Inti dari pandangan Kant diatas adalah  tindakan dianggap moral jika dilakukan berdasarkan prinsip yang dapat diterima secara umum. Misalnya, kejujuran harus diterapkan dalam semua situasi, bukan hanya ketika itu menguntungkan kita. Dalam konteks kemunafikan, Kant menunjukkan bahwa ketidaksesuaian antara apa yang kita ajarkan dan apa yang kita praktikkan adalah bentuk pelanggaran terhadap prinsip moral universal. Ketika seseorang mengajarkan kejujuran tetapi berperilaku tidak jujur, mereka melanggar prinsip moral yang sama yang mereka sampaikan. Ini adalah bentuk kemunafikan karena mereka tidak konsisten dalam menerapkan nilai-nilai moral.
Pandangan berkutnya dari Friedrich Nietzsche, yang menawarkan perspektif kritis terhadap moralitas tradisional. Nietzsche berpendapat bahwa nilai-nilai moral sering kali merupakan hasil dari konstruksi sosial yang didorong oleh kekuatan dan kebutuhan tertentu untuk mempertahankan kekuasaan. Dalam pandangannya, moralitas bukanlah sesuatu yang universal dan abadi, melainkan merupakan produk dari kekuatan sosial yang dominan.

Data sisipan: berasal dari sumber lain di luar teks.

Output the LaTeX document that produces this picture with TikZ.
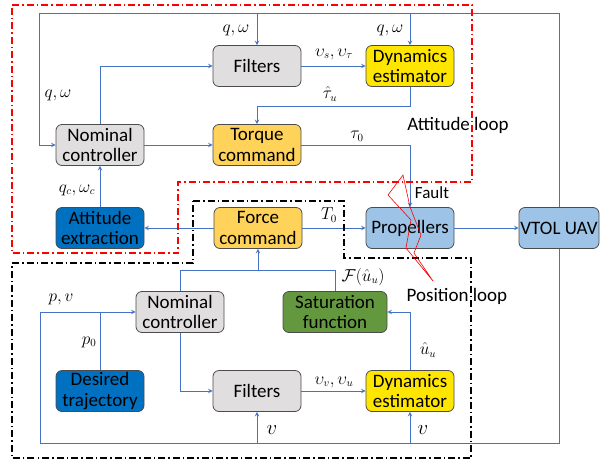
\documentclass[tikz,border=0pt]{standalone}
\usepackage{fontspec}
\setmainfont{Carlito}
\usetikzlibrary{calc}
\definecolor{flowblue}{RGB}{68,114,196}
\definecolor{boxgray}{RGB}{224,222,222}
\definecolor{boxyellow}{RGB}{255,230,0}
\definecolor{boxorange}{RGB}{255,210,90}
\definecolor{boxdark}{RGB}{0,112,192}
\definecolor{boxlight}{RGB}{157,195,230}
\definecolor{boxgreen}{RGB}{100,152,62}
\begin{document}
\begin{tikzpicture}[x=1pt,y=-1pt,>=stealth,
block/.style={rectangle,rounded corners=6pt,draw=black!70,line width=0.8pt,minimum width=88pt,minimum height=41pt,align=center,font=\fontsize{19}{20.5}\selectfont,inner sep=1pt},
lbl/.style={inner sep=0pt,font=\fontsize{16}{18}\selectfont},
looptxt/.style={inner sep=0pt,font=\fontsize{19}{21}\selectfont},
loopline/.style={line width=1.6pt,dash pattern=on 7pt off 3pt on 1.5pt off 3pt}
]
\useasboundingbox (0,0) rectangle (600,464);
\fill[white] (0,0) rectangle (600,464);

% attitude loop
\node[block,fill=boxgray](filtA) at (257,66){Filters};
\node[block,fill=boxyellow](dynA) at (410,66){Dynamics\\estimator};
\node[block,fill=boxgray](nomA) at (100,145){Nominal\\controller};
\node[block,fill=boxorange](torque) at (257,145){Torque\\command};
\node[block,fill=boxdark](attext) at (100,228){Attitude\\extraction};
\node[block,fill=boxorange](force) at (258,228){Force\\command};
\node[block,fill=boxlight](prop) at (410,228){Propellers};
\node[block,fill=boxlight,minimum width=80pt](uav) at (559,228){VTOL UAV};

% position loop
\node[block,fill=boxgray](nomB) at (180,312){Nominal\\controller};
\node[block,fill=boxgreen,minimum width=104pt](sat) at (335,312){Saturation\\function};
\node[block,fill=boxdark](traj) at (100,391){Desired\\trajectory};
\node[block,fill=boxgray](filtB) at (257,391){Filters};
\node[block,fill=boxyellow](dynB) at (410,391){Dynamics\\estimator};

\coordinate (fbT) at (39,13);
\coordinate (fbB) at (40,443);
\coordinate (tauHat) at (257,106);
\coordinate (jn) at (180,270);

\begin{scope}[->, flowblue, line width=1pt]
\draw (uav.north) |- (fbT) |- (nomA.west);
\draw (filtA.north |- fbT) -- (filtA.north);
\draw (dynA.north |- fbT) -- (dynA.north);
\draw (nomA.north) |- (filtA.west);
\draw (filtA.east) -- (dynA.west);
\draw (dynA.south) |- (tauHat) -- (torque.north);
\draw (nomA.east) -- (torque.west);
\draw (torque.east) -| (prop.north);
\draw (attext.north) -- (nomA.south);
\draw (force.west) -- (attext.east);
\draw (force.east) -- (prop.west);
\draw (prop.east) -- (uav.west);

\draw (uav.south) |- (fbB) |- (nomB.west);
\draw (filtB.south |- fbB) -- (filtB.south);
\draw (dynB.south |- fbB) -- (dynB.south);
\draw[-] (traj.north) -- (traj.north |- nomB.west);
\draw[-] (nomB.north) |- (jn) -| (sat.north);
\draw (force.south |- jn) -- (force.south);
\draw (nomB.south) |- (filtB.west);
\draw (filtB.east) -- (dynB.west);
\draw (dynB.north) |- (sat.east);
\end{scope}

% labels
\node[lbl](lqw1) at (236,30){$q,\omega$};
\node[lbl](lqw2) at (390,30){$q,\omega$};
\node[lbl](lqw3) at (58,95){$q,\omega$};
\node[lbl](lvs) at (334,54){$\upsilon_s,\upsilon_\tau$};
\node[lbl](ltauh) at (330,94){$\hat{\tau}_u$};
\node[lbl](ltau) at (357,136){$\tau_0$};
\node[lbl](lqc) at (77,190){$q_c,\omega_c$};
\node[lbl](lT) at (329,215){$T_0$};
\node[lbl](lF) at (363,277){$\mathcal{F}(\hat{u}_u)$};
\node[lbl](lpv) at (61,299){$p,v$};
\node[lbl](lp0) at (89,342){$p_0$};
\node[lbl](luh) at (428,350){$\hat{u}_u$};
\node[lbl](lvv) at (334,382){$\upsilon_v,\upsilon_u$};
\node[lbl,font=\fontsize{20}{22}\selectfont](lv1) at (272,430){$v$};
\node[lbl,font=\fontsize{20}{22}\selectfont](lv2) at (423,430){$v$};

% loops
\draw[loopline,red] (12,5) -- (472,5) -- (472,182) -- (178,182) -- (178,253) -- (12,253) -- cycle;
\draw[loopline,black,line width=1.3pt] (193,201) -- (344,201) -- (344,258) -- (471,258) -- (471,458) -- (12,458) -- (12,263) -- (193,263) -- cycle;

\node[looptxt](attloop) at (458,125){Attitude loop};
\node[looptxt](posloop) at (457,296){Position loop};
\node[looptxt,font=\fontsize{17}{19}\selectfont](fault) at (432,193){Fault};

% fault bolt
\draw[red,line width=0.6pt] (403,175) -- (388,195) -- (411,220) -- (406,248) -- (433,281) -- (414,253) -- (421,235) -- (410,207) -- cycle;
\end{tikzpicture}
\end{document}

Nietzsche mengemukakan ide tentang "moralitas budak" dan "moralitas tuan." Menurutnya, nilai-nilai yang dianggap moral oleh masyarakat sering kali merupakan hasil dari penindasan terhadap nilai-nilai individu yang lebih kuat. Moralitas budak, menurut Nietzsche, adalah moralitas yang muncul dari mereka yang lemah dan tertekan, yang memandang nilai-nilai seperti kerendahan hati dan kepatuhan sebagai kebajikan untuk membalas kekuatan mereka yang dominan.
Dalam konteks ini, kemunafikan dapat dipahami sebagai hasil dari konflik antara nilai-nilai yang diwariskan secara sosial dan kebutuhan individu untuk beradaptasi dengan situasi yang berubah. Ketika masyarakat mengajarkan satu set nilai sementara kenyataan mengharuskan kita berperilaku berbeda, individu mungkin terjebak dalam kemunafikan sebagai cara untuk beradaptasi dengan tekanan sosial.
Inti dari pandangan Nietzsche diatas adalah kemunafikan bisa dipahami sebagai hasil dari konflik antara nilai-nilai yang diwariskan dan kebutuhan individu untuk menyesuaikan diri dengan situasi yang berubah. Contohnya, seseorang mungkin mengkritik orang lain karena tidak mengikuti norma-norma sosial yang diwariskan, tetapi pada saat yang sama, mereka sendiri melakukan hal yang sama atau bahkan lebih buruk. Ini menunjukkan bagaimana nilai-nilai moral sering kali dipengaruhi oleh kekuasaan dan konstruksi sosial, bukan prinsip universal.
Standar Ganda dalam Kehidupan Sehari-hari
Kemunafikan tidak hanya melibatkan konflik batin, tetapi juga menghasilkan apa yang kita kenal sebagai standar ganda. Standar ganda terjadi ketika seseorang atau masyarakat menerapkan dua aturan yang berbeda pada situasi yang serupa. Contohnya, kita mungkin sangat keras mengutuk ketidakjujuran dalam politik atau pemerintahan, tetapi dalam kehidupan sehari-hari, kita mungkin merasa tidak ada salahnya untuk sedikit berbohong demi keuntungan pribadi.
Fenomena standar ganda ini bukan hal yang asing dalam kehidupan sosial. Banyak dari kita mungkin pernah mendapati diri kita menilai orang lain dengan standar moral yang lebih tinggi dibandingkan dengan bagaimana kita menilai diri sendiri. Ini menciptakan ketidakadilan dalam cara kita memandang perilaku orang lain, tetapi pada saat yang sama, kita merasa perilaku kita sendiri dapat dimaklumi karena "situasi yang berbeda."